WHAT TO DO.
Extract from the listing each line in which the word "standalone" appears.

ENTRIES SHOWN.
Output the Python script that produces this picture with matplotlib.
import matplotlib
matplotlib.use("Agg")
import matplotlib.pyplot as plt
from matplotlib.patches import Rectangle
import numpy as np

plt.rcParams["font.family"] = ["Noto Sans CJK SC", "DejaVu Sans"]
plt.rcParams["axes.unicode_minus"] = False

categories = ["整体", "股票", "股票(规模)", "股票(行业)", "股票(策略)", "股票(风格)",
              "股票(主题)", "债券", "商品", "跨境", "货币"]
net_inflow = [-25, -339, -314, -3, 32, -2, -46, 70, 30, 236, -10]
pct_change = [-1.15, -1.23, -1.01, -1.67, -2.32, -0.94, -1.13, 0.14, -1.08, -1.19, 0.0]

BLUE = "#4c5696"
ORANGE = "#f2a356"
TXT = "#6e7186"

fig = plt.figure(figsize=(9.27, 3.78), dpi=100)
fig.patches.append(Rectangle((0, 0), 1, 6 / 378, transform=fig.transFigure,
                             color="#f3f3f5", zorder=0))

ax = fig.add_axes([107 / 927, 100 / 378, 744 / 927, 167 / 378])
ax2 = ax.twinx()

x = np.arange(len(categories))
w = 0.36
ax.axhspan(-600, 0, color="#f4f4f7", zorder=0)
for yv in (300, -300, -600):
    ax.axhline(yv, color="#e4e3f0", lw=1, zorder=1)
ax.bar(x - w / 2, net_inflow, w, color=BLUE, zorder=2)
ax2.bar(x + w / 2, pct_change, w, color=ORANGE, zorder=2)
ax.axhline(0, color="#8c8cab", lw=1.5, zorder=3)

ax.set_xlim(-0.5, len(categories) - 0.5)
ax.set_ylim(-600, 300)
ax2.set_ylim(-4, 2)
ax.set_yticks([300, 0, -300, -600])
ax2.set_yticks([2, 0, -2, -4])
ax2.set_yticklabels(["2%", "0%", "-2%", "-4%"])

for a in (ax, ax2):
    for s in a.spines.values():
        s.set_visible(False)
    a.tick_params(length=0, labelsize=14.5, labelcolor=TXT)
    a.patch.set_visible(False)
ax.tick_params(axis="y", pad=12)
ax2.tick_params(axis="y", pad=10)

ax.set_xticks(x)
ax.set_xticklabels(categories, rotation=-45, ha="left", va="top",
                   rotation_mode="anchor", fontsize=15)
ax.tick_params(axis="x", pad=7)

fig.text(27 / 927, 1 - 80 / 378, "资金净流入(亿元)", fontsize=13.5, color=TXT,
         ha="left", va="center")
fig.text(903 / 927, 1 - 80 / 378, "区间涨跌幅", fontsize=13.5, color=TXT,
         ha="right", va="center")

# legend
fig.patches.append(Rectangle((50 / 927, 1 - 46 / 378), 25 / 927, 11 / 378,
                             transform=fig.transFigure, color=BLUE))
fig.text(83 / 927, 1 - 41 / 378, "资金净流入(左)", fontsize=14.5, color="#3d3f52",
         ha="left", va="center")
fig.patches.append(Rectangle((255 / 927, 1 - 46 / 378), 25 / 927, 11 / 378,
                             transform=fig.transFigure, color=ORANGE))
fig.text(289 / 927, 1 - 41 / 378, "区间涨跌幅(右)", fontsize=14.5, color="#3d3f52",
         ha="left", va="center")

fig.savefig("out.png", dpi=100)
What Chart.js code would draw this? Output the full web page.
==
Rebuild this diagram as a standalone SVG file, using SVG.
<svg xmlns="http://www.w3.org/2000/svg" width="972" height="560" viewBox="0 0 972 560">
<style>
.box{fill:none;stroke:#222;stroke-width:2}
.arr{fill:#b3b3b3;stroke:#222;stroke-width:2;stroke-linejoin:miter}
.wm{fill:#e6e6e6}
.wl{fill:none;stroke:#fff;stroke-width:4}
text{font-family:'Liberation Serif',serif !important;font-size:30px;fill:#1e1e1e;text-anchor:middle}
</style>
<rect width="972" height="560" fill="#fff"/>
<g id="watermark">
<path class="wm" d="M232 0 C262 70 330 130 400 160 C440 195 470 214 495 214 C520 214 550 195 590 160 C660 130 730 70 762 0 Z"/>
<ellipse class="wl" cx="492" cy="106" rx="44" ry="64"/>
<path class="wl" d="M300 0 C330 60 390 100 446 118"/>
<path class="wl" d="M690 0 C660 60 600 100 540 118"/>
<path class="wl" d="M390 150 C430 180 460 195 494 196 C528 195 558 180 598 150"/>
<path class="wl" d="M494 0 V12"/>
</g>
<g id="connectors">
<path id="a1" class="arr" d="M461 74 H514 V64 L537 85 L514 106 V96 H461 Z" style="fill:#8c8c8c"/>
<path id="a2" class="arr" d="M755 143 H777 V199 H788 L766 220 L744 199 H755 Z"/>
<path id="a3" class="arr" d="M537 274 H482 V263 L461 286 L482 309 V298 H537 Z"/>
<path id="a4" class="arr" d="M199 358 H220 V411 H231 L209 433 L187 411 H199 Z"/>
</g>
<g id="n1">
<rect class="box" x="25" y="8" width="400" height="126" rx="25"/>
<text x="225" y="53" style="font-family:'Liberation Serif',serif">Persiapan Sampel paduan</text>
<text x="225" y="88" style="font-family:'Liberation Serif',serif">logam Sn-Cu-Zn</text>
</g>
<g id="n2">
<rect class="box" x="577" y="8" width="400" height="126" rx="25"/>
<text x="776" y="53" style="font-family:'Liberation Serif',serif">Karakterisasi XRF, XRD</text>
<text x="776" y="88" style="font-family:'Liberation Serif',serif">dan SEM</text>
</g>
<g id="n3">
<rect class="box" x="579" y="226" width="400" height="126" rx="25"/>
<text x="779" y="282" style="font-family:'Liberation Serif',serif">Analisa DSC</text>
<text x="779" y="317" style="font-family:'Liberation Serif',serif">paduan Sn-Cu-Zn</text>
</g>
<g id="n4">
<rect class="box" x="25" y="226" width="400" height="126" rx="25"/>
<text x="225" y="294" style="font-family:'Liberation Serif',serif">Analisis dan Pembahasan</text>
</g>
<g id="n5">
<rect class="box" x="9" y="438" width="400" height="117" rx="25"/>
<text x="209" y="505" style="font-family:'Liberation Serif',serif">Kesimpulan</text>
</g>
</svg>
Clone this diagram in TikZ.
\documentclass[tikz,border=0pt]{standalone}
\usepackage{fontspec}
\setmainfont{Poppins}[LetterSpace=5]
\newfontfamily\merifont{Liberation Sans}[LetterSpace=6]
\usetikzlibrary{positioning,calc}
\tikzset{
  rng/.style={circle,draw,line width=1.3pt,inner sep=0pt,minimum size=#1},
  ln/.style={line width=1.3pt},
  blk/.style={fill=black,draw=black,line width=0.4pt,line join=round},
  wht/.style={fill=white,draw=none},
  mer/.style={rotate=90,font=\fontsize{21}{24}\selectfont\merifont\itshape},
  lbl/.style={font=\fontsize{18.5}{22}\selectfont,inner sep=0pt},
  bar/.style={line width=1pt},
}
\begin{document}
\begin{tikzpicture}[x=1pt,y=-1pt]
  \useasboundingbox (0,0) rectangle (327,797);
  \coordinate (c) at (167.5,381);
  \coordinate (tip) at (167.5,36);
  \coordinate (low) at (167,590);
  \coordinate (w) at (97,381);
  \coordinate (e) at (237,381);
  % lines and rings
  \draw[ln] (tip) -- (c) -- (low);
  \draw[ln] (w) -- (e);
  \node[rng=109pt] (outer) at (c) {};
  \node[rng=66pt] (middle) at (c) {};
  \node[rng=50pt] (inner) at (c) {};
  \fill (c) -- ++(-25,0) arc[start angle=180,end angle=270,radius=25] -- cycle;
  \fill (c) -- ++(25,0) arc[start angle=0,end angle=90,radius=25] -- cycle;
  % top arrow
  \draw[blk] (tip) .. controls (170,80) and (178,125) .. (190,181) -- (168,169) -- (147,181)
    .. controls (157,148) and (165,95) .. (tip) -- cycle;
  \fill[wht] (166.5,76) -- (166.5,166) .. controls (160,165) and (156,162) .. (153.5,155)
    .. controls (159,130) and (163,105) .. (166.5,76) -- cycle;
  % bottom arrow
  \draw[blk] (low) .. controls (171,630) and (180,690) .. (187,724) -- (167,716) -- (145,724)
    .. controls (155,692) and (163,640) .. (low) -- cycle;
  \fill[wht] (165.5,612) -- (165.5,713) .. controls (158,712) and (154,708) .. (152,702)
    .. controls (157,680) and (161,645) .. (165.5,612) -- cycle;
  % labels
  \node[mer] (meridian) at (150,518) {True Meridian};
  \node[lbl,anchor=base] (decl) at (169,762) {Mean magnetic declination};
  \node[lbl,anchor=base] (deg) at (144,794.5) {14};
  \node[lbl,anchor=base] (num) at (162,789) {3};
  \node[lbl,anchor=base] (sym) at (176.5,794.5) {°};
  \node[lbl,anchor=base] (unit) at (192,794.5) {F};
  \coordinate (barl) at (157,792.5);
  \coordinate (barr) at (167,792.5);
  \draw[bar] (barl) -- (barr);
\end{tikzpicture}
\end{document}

EXERCISE ANSWER.
Rebuild this diagram as a standalone SVG file, using SVG.
\documentclass[tikz,border=0pt]{standalone}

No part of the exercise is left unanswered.